*Set task:* Omit all pictures and transcribe only the lines in the entries below that run from the line with "Give me the matplotlib source for this chart." through the line with "steps = np.arange(20, 1001, 20)".

##############################

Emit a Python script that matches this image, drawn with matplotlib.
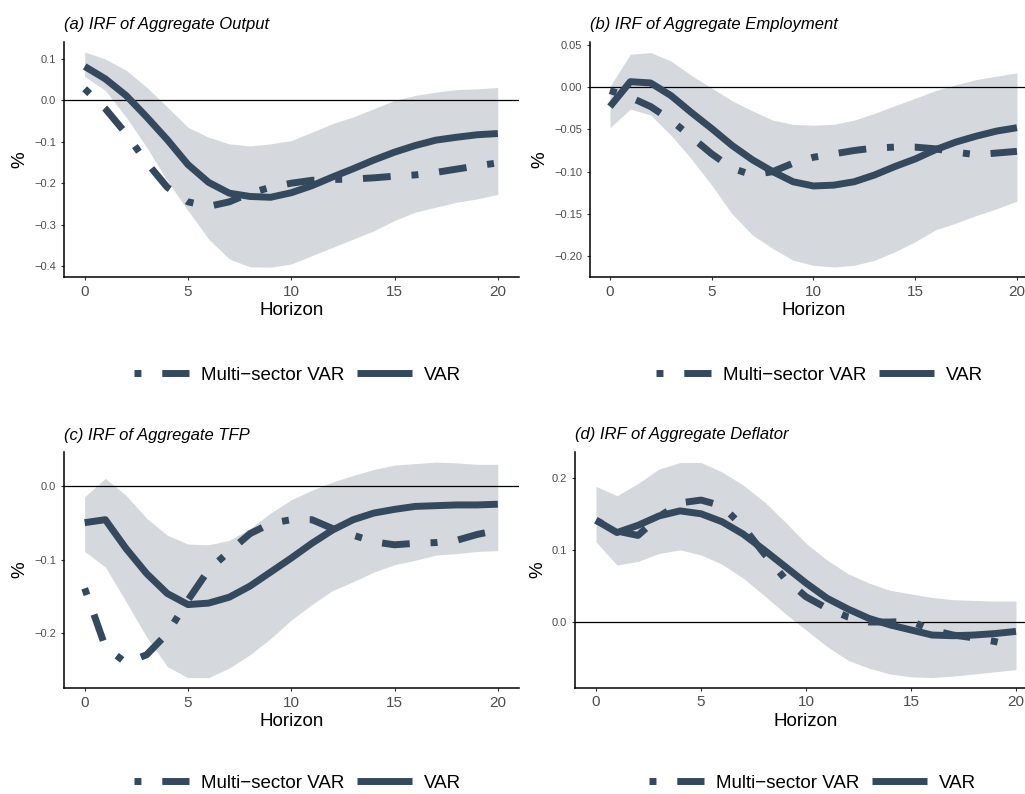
#!/usr/bin/env python3
"""IRF panels: multi-sector VAR vs VAR with confidence band."""

import matplotlib
matplotlib.use("Agg")
import matplotlib.pyplot as plt
from matplotlib.lines import Line2D

plt.rcParams["font.family"] = ["Liberation Sans", "DejaVu Sans"]

LINE = "#34495e"
BAND = "#d5d9de"

HORIZON = [0, 1, 2, 3, 4, 5, 6, 7, 8, 9, 10, 11, 12, 13, 14, 15, 16, 17, 18, 19, 20]

# (a) output
OUT_VAR = [0.082, 0.052, 0.012, -0.040, -0.095, -0.155, -0.198, -0.224, -0.232, -0.234, -0.223,
           -0.206, -0.185, -0.165, -0.144, -0.125, -0.109, -0.096, -0.089, -0.083, -0.080]
OUT_MS = [0.028, -0.020, -0.080, -0.150, -0.210, -0.245, -0.256, -0.245, -0.224, -0.210, -0.200,
          -0.193, -0.191, -0.190, -0.187, -0.183, -0.180, -0.174, -0.166, -0.158, -0.151]
OUT_HI = [0.117, 0.100, 0.073, 0.032, -0.016, -0.065, -0.089, -0.105, -0.110, -0.105, -0.097,
          -0.077, -0.056, -0.040, -0.020, 0.000, 0.012, 0.020, 0.026, 0.028, 0.031]
OUT_LO = [0.058, 0.024, -0.040, -0.113, -0.194, -0.266, -0.335, -0.383, -0.402, -0.403, -0.395,
          -0.375, -0.355, -0.335, -0.315, -0.290, -0.270, -0.258, -0.246, -0.238, -0.227]

# (b) employment
EMP_VAR = [-0.023, 0.0065, 0.005, -0.010, -0.030, -0.049, -0.069, -0.086, -0.100, -0.112, -0.117,
           -0.116, -0.112, -0.104, -0.094, -0.085, -0.074, -0.065, -0.058, -0.052, -0.048]
EMP_MS = [-0.004, -0.012, -0.023, -0.039, -0.059, -0.079, -0.096, -0.104, -0.100, -0.090, -0.083,
          -0.079, -0.075, -0.072, -0.071, -0.071, -0.073, -0.077, -0.080, -0.078, -0.076]
EMP_HI = [0.001, 0.039, 0.041, 0.031, 0.014, -0.001, -0.016, -0.028, -0.039, -0.044, -0.045,
          -0.044, -0.039, -0.031, -0.022, -0.013, -0.004, 0.003, 0.009, 0.013, 0.017]
EMP_LO = [-0.048, -0.026, -0.033, -0.057, -0.085, -0.116, -0.150, -0.175, -0.191, -0.205, -0.211,
          -0.213, -0.211, -0.205, -0.195, -0.183, -0.169, -0.161, -0.152, -0.144, -0.135]

# (c) TFP
TFP_VAR = [-0.050, -0.046, -0.085, -0.119, -0.146, -0.161, -0.159, -0.151, -0.136, -0.117, -0.098,
           -0.078, -0.060, -0.046, -0.037, -0.032, -0.028, -0.027, -0.026, -0.026, -0.025]
TFP_MS = [-0.139, -0.218, -0.240, -0.229, -0.200, -0.155, -0.114, -0.089, -0.065, -0.051, -0.046,
          -0.046, -0.058, -0.067, -0.076, -0.080, -0.078, -0.077, -0.074, -0.066, -0.060]
TFP_HI = [-0.015, 0.010, -0.013, -0.044, -0.067, -0.079, -0.080, -0.074, -0.058, -0.037, -0.019,
          -0.006, 0.005, 0.014, 0.022, 0.028, 0.030, 0.032, 0.031, 0.029, 0.029]
TFP_LO = [-0.089, -0.110, -0.157, -0.205, -0.245, -0.260, -0.260, -0.247, -0.229, -0.207, -0.182,
          -0.161, -0.142, -0.130, -0.117, -0.107, -0.101, -0.094, -0.092, -0.089, -0.088]

# (d) deflator
DEF_VAR = [0.141, 0.124, 0.134, 0.147, 0.154, 0.150, 0.139, 0.122, 0.100, 0.077, 0.054,
           0.033, 0.018, 0.005, -0.004, -0.011, -0.018, -0.019, -0.018, -0.016, -0.013]
DEF_MS = [0.141, 0.126, 0.120, 0.146, 0.165, 0.169, 0.161, 0.132, 0.095, 0.060, 0.035,
          0.019, 0.007, 0.000, 0.000, 0.001, -0.011, -0.018, -0.022, -0.027, -0.034]
DEF_HI = [0.188, 0.175, 0.192, 0.212, 0.221, 0.221, 0.208, 0.190, 0.167, 0.139, 0.109,
          0.086, 0.067, 0.054, 0.044, 0.039, 0.034, 0.031, 0.030, 0.029, 0.029]
DEF_LO = [0.111, 0.079, 0.084, 0.095, 0.100, 0.093, 0.080, 0.061, 0.037, 0.012, -0.011,
          -0.034, -0.053, -0.064, -0.072, -0.076, -0.077, -0.075, -0.072, -0.069, -0.066]

TITLES = ["(a) IRF of Aggregate Output", "(b) IRF of Aggregate Employment",
          "(c) IRF of Aggregate TFP", "(d) IRF of Aggregate Deflator"]
YTICKS = [[-0.4, -0.3, -0.2, -0.1, 0.0, 0.1],
          [-0.20, -0.15, -0.10, -0.05, 0.00, 0.05],
          [-0.2, -0.1, 0.0],
          [0.0, 0.1, 0.2]]
YFMT = ["{:.1f}", "{:.2f}", "{:.1f}", "{:.1f}"]
YLIMS = [(-0.4265, 0.141), (-0.2248, 0.0535), (-0.274, 0.0457), (-0.091, 0.2356)]
XTICKS = [0, 5, 10, 15, 20]
LEGEND_LABELS = ["Multi\u2212sector VAR", "VAR"]

W, H = 1025, 794
# pixel boxes: left, top, right, bottom
BOXES = [(64, 42, 518.5, 277), (589.6, 42, 1037.3, 277),
         (64, 452, 518.5, 688), (575, 452, 1037, 687.7)]
YLAB_OFF = [44, 49.6, 44, 37]

DASH = (0, (1, 3, 4, 3))


def panel(fig, i, var, ms, hi, lo):
    l, t, r, b = BOXES[i]
    ax = fig.add_axes([l / W, 1 - b / H, (r - l) / W, (b - t) / H])
    ax.fill_between(HORIZON, lo, hi, color=BAND, linewidth=0, zorder=1)
    ax.axhline(0, color="black", linewidth=0.9, zorder=2)
    ax.plot(HORIZON, ms, color=LINE, linewidth=5, linestyle=DASH,
            dash_capstyle="butt", zorder=3)
    ax.plot(HORIZON, var, color=LINE, linewidth=5, solid_capstyle="butt",
            solid_joinstyle="round", zorder=4)

    ax.set_xlim(-1, 21)
    ax.set_ylim(*YLIMS[i])
    ax.set_xticks(XTICKS)
    ax.set_yticks(YTICKS[i])
    ax.set_yticklabels([YFMT[i].format(v).replace("-", "\u2212") for v in YTICKS[i]])
    ax.tick_params(axis="x", labelsize=11, colors="#333333", labelcolor="#4d4d4d",
                   length=2.5, width=0.8, pad=3)
    ax.tick_params(axis="y", labelsize=8, colors="#333333", labelcolor="#4d4d4d",
                   length=2.5, width=0.8, pad=3)
    for side in ("top", "right"):
        ax.spines[side].set_visible(False)
    for side in ("left", "bottom"):
        ax.spines[side].set_linewidth(1.1)
        ax.spines[side].set_color("black")

    h_px = b - t
    w_px = r - l
    ax.set_xlabel("Horizon", fontsize=13.5)
    ax.xaxis.set_label_coords(0.5, -33.5 / h_px)
    ax.xaxis.label.set_va("center")
    ax.set_ylabel("%", fontsize=13.5)
    ax.yaxis.set_label_coords(-YLAB_OFF[i] / w_px, 0.5)
    ax.yaxis.label.set_va("center")

    ax.text(0, 1 + 17 / h_px, TITLES[i], transform=ax.transAxes, fontsize=12,
            style="italic", ha="left", va="center")

    handles = [
        Line2D([], [], color=LINE, linewidth=5, linestyle=DASH, dash_capstyle="butt"),
        Line2D([], [], color=LINE, linewidth=5, solid_capstyle="butt"),
    ]
    leg_y = (b - (375 if i < 2 else 783)) / h_px
    ax.legend(handles, LEGEND_LABELS, loc="center", bbox_to_anchor=(0.514, leg_y),
              ncol=2, frameon=False, fontsize=13.5, handlelength=2.93,
              handletextpad=0.64, columnspacing=0.7)
    return ax


def main() -> None:
    fig = plt.figure(figsize=(W / 100, H / 100), dpi=100)
    panel(fig, 0, OUT_VAR, OUT_MS, OUT_HI, OUT_LO)
    panel(fig, 1, EMP_VAR, EMP_MS, EMP_HI, EMP_LO)
    panel(fig, 2, TFP_VAR, TFP_MS, TFP_HI, TFP_LO)
    panel(fig, 3, DEF_VAR, DEF_MS, DEF_HI, DEF_LO)
    fig.savefig("out.png", dpi=100)
    plt.close(fig)


if __name__ == "__main__":
    main()
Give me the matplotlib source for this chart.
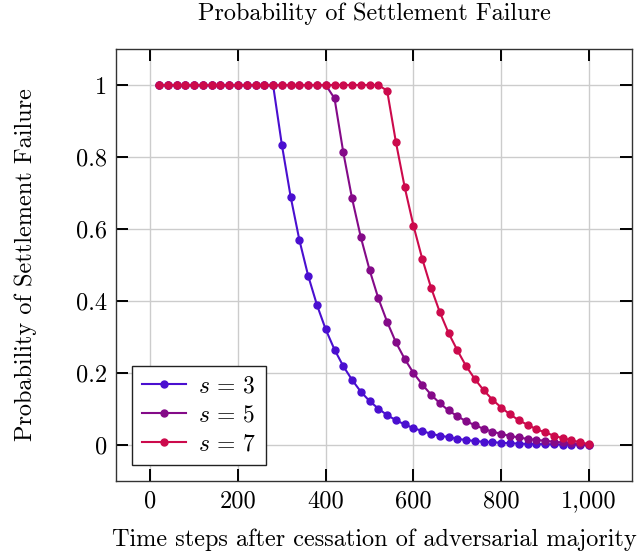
"""Probability of settlement failure vs. time after the adversarial majority ends."""

import numpy as np

import matplotlib
matplotlib.use("Agg")
import matplotlib.pyplot as plt
from matplotlib.ticker import FuncFormatter

plt.rcParams["font.family"] = "serif"
plt.rcParams["font.serif"] = ["cmr10"]
plt.rcParams["mathtext.fontset"] = "cm"
plt.rcParams["axes.formatter.use_mathtext"] = True

steps = np.arange(20, 1001, 20)

# values; flat at 1 until the drop starts
fail_s3 = [1.0] * 14 + [
    0.834, 0.690, 0.569, 0.470, 0.389, 0.321, 0.265, 0.219, 0.181, 0.148,
    0.122, 0.101, 0.083, 0.069, 0.057, 0.047, 0.039, 0.031, 0.026, 0.022,
    0.017, 0.014, 0.011, 0.009, 0.008, 0.006, 0.005, 0.004, 0.003, 0.003,
    0.002, 0.002, 0.001, 0.001, 0.001, 0.000]
fail_s5 = [1.0] * 20 + [
    0.963, 0.813, 0.685, 0.577, 0.486, 0.407, 0.342, 0.285, 0.239, 0.200,
    0.168, 0.140, 0.116, 0.096, 0.080, 0.066, 0.055, 0.045, 0.037, 0.031,
    0.025, 0.021, 0.017, 0.014, 0.012, 0.009, 0.007, 0.005, 0.003, 0.001]
fail_s7 = [1.0] * 26 + [
    0.984, 0.841, 0.716, 0.609, 0.517, 0.437, 0.369, 0.311, 0.263, 0.219,
    0.183, 0.152, 0.126, 0.104, 0.085, 0.069, 0.056, 0.044, 0.035, 0.026,
    0.019, 0.013, 0.008, 0.002]

series = [(r"$s\,=\,3$", fail_s3, "#4a0fd0"),
          (r"$s\,=\,5$", fail_s5, "#840a88"),
          (r"$s\,=\,7$", fail_s7, "#cc0a4c")]

fig = plt.figure(figsize=(6.42, 5.52), dpi=100)
ax = fig.add_axes([0.1807, 0.1286, 0.8037, 0.7826])

for label, ys, col in series:
    ax.plot(steps, ys, color=col, lw=1.5, marker="o", ms=5, label=label)

ax.set_xlim(-78, 1098)
ax.set_ylim(-0.1, 1.1)
ax.set_xticks([0, 200, 400, 600, 800, 1000])
ax.set_yticks([0, 0.2, 0.4, 0.6, 0.8, 1.0])
ax.xaxis.set_major_formatter(FuncFormatter(lambda v, _: f"{int(v):,}"))
ax.yaxis.set_major_formatter(FuncFormatter(lambda v, _: f"{v:g}"))
ax.tick_params(direction="in", length=8.3, width=1.4, top=True, right=True,
               labelsize=17.5, pad=6.5)
ax.grid(True, color="#cccccc", lw=1.0)
ax.set_axisbelow(True)
for sp in ax.spines.values():
    sp.set_linewidth(1.0)
    sp.set_color("#333333")

ax.set_title("Probability of Settlement Failure", fontsize=17.5, pad=21)
ax.set_xlabel("Time steps after cessation of adversarial majority",
              fontsize=17.5, labelpad=12)
ax.set_ylabel("Probability of Settlement Failure", fontsize=17.5, labelpad=28)

leg = ax.legend(loc="lower left", fontsize=17, fancybox=False, framealpha=1,
                edgecolor="#222222", borderaxespad=0.68, handlelength=1.9,
                handletextpad=0.5, labelspacing=0.3, borderpad=0.4)
leg.get_frame().set_linewidth(1.0)

fig.savefig("out.png", dpi=100)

##############################

*Worked solution:*
Give me the matplotlib source for this chart.
"""Probability of settlement failure vs. time after the adversarial majority ends."""

import numpy as np

import matplotlib
matplotlib.use("Agg")
import matplotlib.pyplot as plt
from matplotlib.ticker import FuncFormatter

plt.rcParams["font.family"] = "serif"
plt.rcParams["font.serif"] = ["cmr10"]
plt.rcParams["mathtext.fontset"] = "cm"
plt.rcParams["axes.formatter.use_mathtext"] = True

steps = np.arange(20, 1001, 20)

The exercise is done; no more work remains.